Standard Resume Components
- Heading: name, phone number, email, LinkedIn, or another URL with more relevant information
- Education: degrees, field of study, graduation date (past or future), name of institution, and institution’s city and state
- Experience: employment (even “unrelated”), honors and awards, and memberships (if you play or played active role)
Optional Resume Components
- Objective: generally not needed — the position becomes your objective
- Summary: can include an objective
- Education: certifications, licenses, GPA (for your first job after degree completion), and relevant course work
- Technical skills: can be grouped in a table
- Leadership and service: show valuable qualities and achievements that distinguish you from others
- Selected publications: only those directly relevant to the employer’s need for non-research positions.
Help Your Audience
- Read the job posting thoroughly for main requirements, preferred qualifications, and important skill groups, such as communication, collaboration, and leadership.
- Use the terms found in the job description. More than 90 percent of employers use applicant-tracking software to scan resumes or CVs for a minimum percentage of keyword matches.
- Help employers see a match quickly by tailoring your resume to the posting and prioritizing your accomplishments so they see the most relevant ones first.
You’re competing for attention, so keep your resume to one page unless the job requires a PhD or research experience. You should include a LinkedIn URL in the subject line as a way to link to more information. Also format:
- Creating clear visual organization
- Including plenty of white space
- Bolding your field, degree, and title for each position
- Using bullets, not paragraphs
Identify Transferable Skills
Highlight skills you have developed in your graduate program that are valuable in many settings, such as:
- Creative problem solving and the ability to define a problem
- Advanced analytical expertise
- Persuasion, such as building a case to fund research
- Effective project management
- Experience with writing and speaking
Use language that shows these skills:
- “Designed a simplified method that produced test results in 18 percent less time.”

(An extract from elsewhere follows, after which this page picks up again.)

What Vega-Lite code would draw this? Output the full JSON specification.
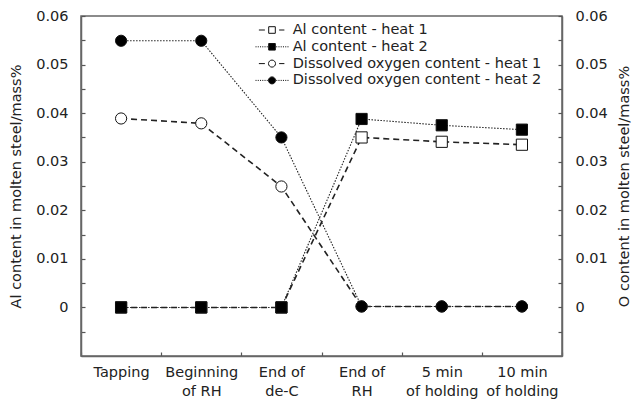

- “Funded two research projects through effective grant writing.”
- “Led a team that achieved…”
- Express accomplishments vs. job tasks, and quantify them.
- Begin your accomplishment statements with action verbs: designed, developed, resolved, led, saved x percent in time and costs.
- Avoid abbreviations not obvious to employers. When in doubt, spell it out.
- Consider a summary that defines you and encapsulates your match to the position.
- Make sure your resume or CV is correct, proofreading fiercely and not overstating or understating your points
Adapted from a presentation by Francine Mahak, graduate career counselor at the University of Utah, in the SfN webinar, "Transforming Your Resume or CV: Insider Tips for Any Position."